SOURCE MATERIAL —
···
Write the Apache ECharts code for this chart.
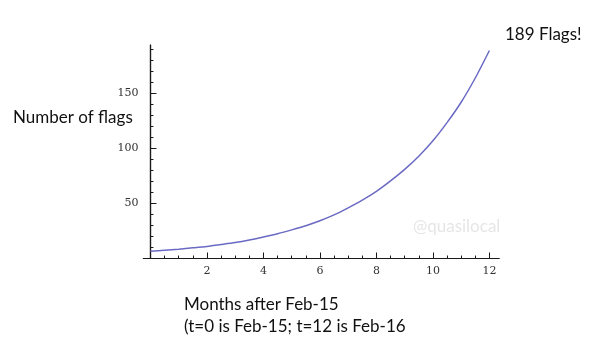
<!DOCTYPE html>
<html><head><meta charset="utf-8">
<script src="https://cdn.jsdelivr.net/npm/echarts@6/dist/echarts.min.js"></script>
<style>html,body{margin:0;padding:0;background:#fff}#c{width:602px;height:342px}</style>
</head><body><div id="c"></div>
<script>
const months = [0,0.5,1,1.5,2,2.5,3,3.5,4,4.5,5,5.5,6,6.5,7,7.5,8,8.5,9,9.5,10,10.5,11,11.5,12];
const flags = [6.5,7.5,8.5,9.7,11,12.7,14.5,16.8,19.5,22.5,26,29.8,34.3,39.6,46,53,61,70.5,81,93,107,123.5,142,164,189];
const xMajorTicks = [2,4,6,8,10,12];
const xMinorTicks = [0.5,1,1.5,2.5,3,3.5,4.5,5,5.5,6.5,7,7.5,8.5,9,9.5,10.5,11,11.5];
const yMajorTicks = [50,100,150];
const yMinorTicks = [10,20,30,40,60,70,80,90,110,120,130,140,160,170,180,190];
const yTitle = 'Number of flags';
const xTitle1 = 'Months after Feb-15';
const xTitle2 = '(t=0 is Feb-15; t=12 is Feb-16';
const endNote = '189 Flags!';
const watermark = '@quasilocal';

const chart = echarts.init(document.getElementById('c'));
const gridPos = {left:143.4, right:103, top:45, bottom:83.5};
const axisCol = '#1a1a1a';
const labelFont = {fontFamily:'DejaVu Serif', fontSize:11, color:'#333'};
function xAx(grid, ticks, len, labels){
  return {type:'value', gridIndex:grid, min:-0.25, max:12.34,
    axisLine:{show:true, onZero:true, lineStyle:{color:axisCol, width:1.2}},
    axisTick:{show:true, inside:true, length:len, customValues:ticks, lineStyle:{color:axisCol,width:1}},
    axisLabel:labels ? Object.assign({show:true, customValues:ticks, margin:7}, labelFont) : {show:false},
    splitLine:{show:false}};
}
function yAx(grid, ticks, len, labels){
  return {type:'value', gridIndex:grid, min:0, max:194,
    axisLine:{show:true, onZero:true, lineStyle:{color:axisCol, width:1.2}},
    axisTick:{show:true, inside:true, length:len, customValues:ticks, lineStyle:{color:axisCol,width:1}},
    axisLabel:labels ? Object.assign({show:true, customValues:ticks, margin:5}, labelFont) : {show:false},
    splitLine:{show:false}};
}
chart.setOption({
  animation:false,
  backgroundColor:'#fff',
  grid:[Object.assign({}, gridPos), Object.assign({}, gridPos)],
  xAxis:[xAx(0, xMajorTicks, 6, true), xAx(1, xMinorTicks, 3, false)],
  yAxis:[yAx(0, yMajorTicks, 6, true), yAx(1, yMinorTicks, 3, false)],
  series:[{type:'line', xAxisIndex:0, yAxisIndex:0, smooth:0.25, showSymbol:false,
    data:months.map((m,i)=>[m, flags[i]]),
    lineStyle:{color:'#6a6ac4', width:1.5}}],
  graphic:[
    {type:'text', left:13, top:109, style:{text:yTitle, font:'17px Lato', fill:'#111'}},
    {type:'text', left:505, top:26, style:{text:endNote, font:'17px Lato', fill:'#111'}},
    {type:'text', left:184, top:296, style:{text:xTitle1, font:'17px Lato', fill:'#111'}},
    {type:'text', left:184, top:318, style:{text:xTitle2, font:'17px Lato', fill:'#111'}},
    {type:'text', left:413, top:218, z:-1, style:{text:watermark, font:'17px Lato', fill:'#e6e6e6'}}
  ]
});
</script></body></html>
···
All the lines above are to be reproduced exactly, except the pictures.

TASK SOLUTION —
Write the Apache ECharts code for this chart.
<!DOCTYPE html>
<html><head><meta charset="utf-8">
<script src="https://cdn.jsdelivr.net/npm/echarts@6/dist/echarts.min.js"></script>
<style>html,body{margin:0;padding:0;background:#fff}#c{width:602px;height:342px}</style>
</head><body><div id="c"></div>
<script>
const months = [0,0.5,1,1.5,2,2.5,3,3.5,4,4.5,5,5.5,6,6.5,7,7.5,8,8.5,9,9.5,10,10.5,11,11.5,12];
const flags = [6.5,7.5,8.5,9.7,11,12.7,14.5,16.8,19.5,22.5,26,29.8,34.3,39.6,46,53,61,70.5,81,93,107,123.5,142,164,189];
const xMajorTicks = [2,4,6,8,10,12];
const xMinorTicks = [0.5,1,1.5,2.5,3,3.5,4.5,5,5.5,6.5,7,7.5,8.5,9,9.5,10.5,11,11.5];
const yMajorTicks = [50,100,150];
const yMinorTicks = [10,20,30,40,60,70,80,90,110,120,130,140,160,170,180,190];
const yTitle = 'Number of flags';
const xTitle1 = 'Months after Feb-15';
const xTitle2 = '(t=0 is Feb-15; t=12 is Feb-16';
const endNote = '189 Flags!';
const watermark = '@quasilocal';

const chart = echarts.init(document.getElementById('c'));
const gridPos = {left:143.4, right:103, top:45, bottom:83.5};
const axisCol = '#1a1a1a';
const labelFont = {fontFamily:'DejaVu Serif', fontSize:11, color:'#333'};
function xAx(grid, ticks, len, labels){
  return {type:'value', gridIndex:grid, min:-0.25, max:12.34,
    axisLine:{show:true, onZero:true, lineStyle:{color:axisCol, width:1.2}},
    axisTick:{show:true, inside:true, length:len, customValues:ticks, lineStyle:{color:axisCol,width:1}},
    axisLabel:labels ? Object.assign({show:true, customValues:ticks, margin:7}, labelFont) : {show:false},
    splitLine:{show:false}};
}
function yAx(grid, ticks, len, labels){
  return {type:'value', gridIndex:grid, min:0, max:194,
    axisLine:{show:true, onZero:true, lineStyle:{color:axisCol, width:1.2}},
    axisTick:{show:true, inside:true, length:len, customValues:ticks, lineStyle:{color:axisCol,width:1}},
    axisLabel:labels ? Object.assign({show:true, customValues:ticks, margin:5}, labelFont) : {show:false},
    splitLine:{show:false}};
}
chart.setOption({
  animation:false,
  backgroundColor:'#fff',
  grid:[Object.assign({}, gridPos), Object.assign({}, gridPos)],
  xAxis:[xAx(0, xMajorTicks, 6, true), xAx(1, xMinorTicks, 3, false)],
  yAxis:[yAx(0, yMajorTicks, 6, true), yAx(1, yMinorTicks, 3, false)],
  series:[{type:'line', xAxisIndex:0, yAxisIndex:0, smooth:0.25, showSymbol:false,
    data:months.map((m,i)=>[m, flags[i]]),
    lineStyle:{color:'#6a6ac4', width:1.5}}],
  graphic:[
    {type:'text', left:13, top:109, style:{text:yTitle, font:'17px Lato', fill:'#111'}},
    {type:'text', left:505, top:26, style:{text:endNote, font:'17px Lato', fill:'#111'}},
    {type:'text', left:184, top:296, style:{text:xTitle1, font:'17px Lato', fill:'#111'}},
    {type:'text', left:184, top:318, style:{text:xTitle2, font:'17px Lato', fill:'#111'}},
    {type:'text', left:413, top:218, z:-1, style:{text:watermark, font:'17px Lato', fill:'#e6e6e6'}}
  ]
});
</script></body></html>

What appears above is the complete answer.